The sewing club is also an opportunity for Hampton to educate them about repurposing and reusing textile resources.
“I’ve talked to the girls about how wasteful fast fashion is,” Hampton says. “It’s very wasteful and just adds to the piles of garbage eventually.” The U.S. Environmental Protection Agency estimates that landfills received 11.3 million tons of textiles disposed into municipal solid waste; only 2.5 tons were recycled that same year.
Fabric is mostly donated by students’ parents or by Hampton’s acquaintances; she also scored four large bins of fabric for free following the estate sale for a fiber artist in West Asheville.
Hampton saves hardware, like buttons, from clothes that she thrifts from Goodwill. She sometimes uses that hardware or materials to create her own designs. Her students call that process “thrift flipping,” Hampton explains — akin to “house flipping” — instead of the more common term “upcycling.”
Twice is nice
Andersen also “harvests” buttons, hems and collars from garments — some of which are donated to her and others that she found at thrift shops. She then categorizes and stores them for future use in her studio. She also has an entire bookcase full of patterns, many of which she’s bought in bulk purchases on eBay.
Basic and medium-level sewing skills compose most of Andersen’s classes. However, she says demand for mending and alteration skills has been high since the start of the COVID-19 pandemic. “I definitely noticed a significant rise in people’s interest in learning to sew and learning to make their own stuff or fixing stuff,” Andersen says.
A fashion designer as well as a sewing instructor, Andersen sells her own upcycled designs in her studio. “There’s so many things out there that can be reinvented — that’s where my creative inspiration comes from,” she explains. “What I decide to make, a lot of the time it is determined by what materials come in.”

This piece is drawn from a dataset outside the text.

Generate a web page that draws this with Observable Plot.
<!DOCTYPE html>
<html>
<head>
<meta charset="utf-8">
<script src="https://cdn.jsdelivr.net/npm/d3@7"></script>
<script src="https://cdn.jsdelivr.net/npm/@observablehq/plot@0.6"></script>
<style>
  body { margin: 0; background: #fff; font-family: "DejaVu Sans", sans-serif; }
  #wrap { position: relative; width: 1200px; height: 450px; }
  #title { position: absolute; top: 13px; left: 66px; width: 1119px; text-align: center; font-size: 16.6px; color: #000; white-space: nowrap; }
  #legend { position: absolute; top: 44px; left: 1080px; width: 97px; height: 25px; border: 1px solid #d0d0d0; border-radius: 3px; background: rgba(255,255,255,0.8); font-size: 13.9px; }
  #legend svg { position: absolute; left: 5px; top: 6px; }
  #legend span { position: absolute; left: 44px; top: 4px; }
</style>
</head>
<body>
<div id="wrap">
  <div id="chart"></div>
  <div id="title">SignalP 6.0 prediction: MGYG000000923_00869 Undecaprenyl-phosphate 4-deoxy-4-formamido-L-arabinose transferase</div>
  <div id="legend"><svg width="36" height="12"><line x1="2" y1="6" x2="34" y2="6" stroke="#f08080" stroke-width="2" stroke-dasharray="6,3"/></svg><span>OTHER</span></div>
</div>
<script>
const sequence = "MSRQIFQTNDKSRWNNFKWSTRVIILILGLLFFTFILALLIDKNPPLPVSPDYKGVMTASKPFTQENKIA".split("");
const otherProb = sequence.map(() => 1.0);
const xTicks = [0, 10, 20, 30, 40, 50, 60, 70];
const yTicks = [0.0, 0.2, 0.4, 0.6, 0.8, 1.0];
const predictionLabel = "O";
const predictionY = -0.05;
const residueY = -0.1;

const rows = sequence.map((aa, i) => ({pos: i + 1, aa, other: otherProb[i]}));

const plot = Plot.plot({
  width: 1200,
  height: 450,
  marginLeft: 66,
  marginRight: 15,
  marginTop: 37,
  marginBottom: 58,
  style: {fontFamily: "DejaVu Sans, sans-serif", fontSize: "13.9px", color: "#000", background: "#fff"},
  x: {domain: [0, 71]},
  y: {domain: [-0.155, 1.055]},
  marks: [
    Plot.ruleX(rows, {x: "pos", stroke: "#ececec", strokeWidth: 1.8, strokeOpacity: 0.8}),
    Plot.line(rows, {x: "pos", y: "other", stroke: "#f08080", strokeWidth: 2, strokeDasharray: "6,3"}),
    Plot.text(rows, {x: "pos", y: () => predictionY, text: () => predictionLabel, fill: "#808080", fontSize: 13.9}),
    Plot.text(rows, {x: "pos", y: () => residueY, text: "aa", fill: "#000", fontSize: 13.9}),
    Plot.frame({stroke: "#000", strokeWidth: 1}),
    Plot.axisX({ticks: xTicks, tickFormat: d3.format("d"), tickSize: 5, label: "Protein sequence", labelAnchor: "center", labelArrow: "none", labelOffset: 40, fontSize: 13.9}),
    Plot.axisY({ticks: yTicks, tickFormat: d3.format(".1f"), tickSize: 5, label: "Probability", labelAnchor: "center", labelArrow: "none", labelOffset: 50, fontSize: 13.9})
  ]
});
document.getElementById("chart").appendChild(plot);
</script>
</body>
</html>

Andersen develops “what I call a ‘recipe for refashion’” for products; with a recipe in hand, she can repurpose similar items into new designs over and over again.
‘Sense of empowerment’
Previous attendees of Hampton’s sewing club made a lot of “thrift flips,” she says. The current attendees are working on a mix of designs from both donated fabric and fabric they purchased themselves.
Regan Sacca, 11, sewed four vests — including one for a Halloween costume based on a “Monster High” character — and a corset. She showed Xpress her current project, a pair of shorts constructed of pink and multicolored fabric.
Aubrey McCormick, 12, showed off a ruffled strawberry-patterned dress that she sewed. “The ruffles were really hard to make,” she says, explaining that she created them using hand and machine sewing. (The students share six Brother sewing machines; two that were gifted and four that were purchased by Hanger Hall.) “I used to try and do a lot of hand sewing but that is not nearly as efficient,” McCormick continued. “You can’t really make the bulk of articles of clothing by hand.”
Hampton believes these self-sufficiency skills give her students “a sense of empowerment.” Learning “to make anything with your own hands teaches you self-reliance — ‘I have the skills to make whatever it is that I need,’” she says.
Julianne Stanley, 13, is one such student. She adores the movie Clueless and admired the Dolce & Gabbana yellow plaid matching skirt and jacket worn in the movie by character Cher Horowitz, played by Alicia Silverstone. So she sewed a replica of the outfit this year.
“It’s so easy,” Stanley explains. “If I can’t find something in a store, I can just make it.”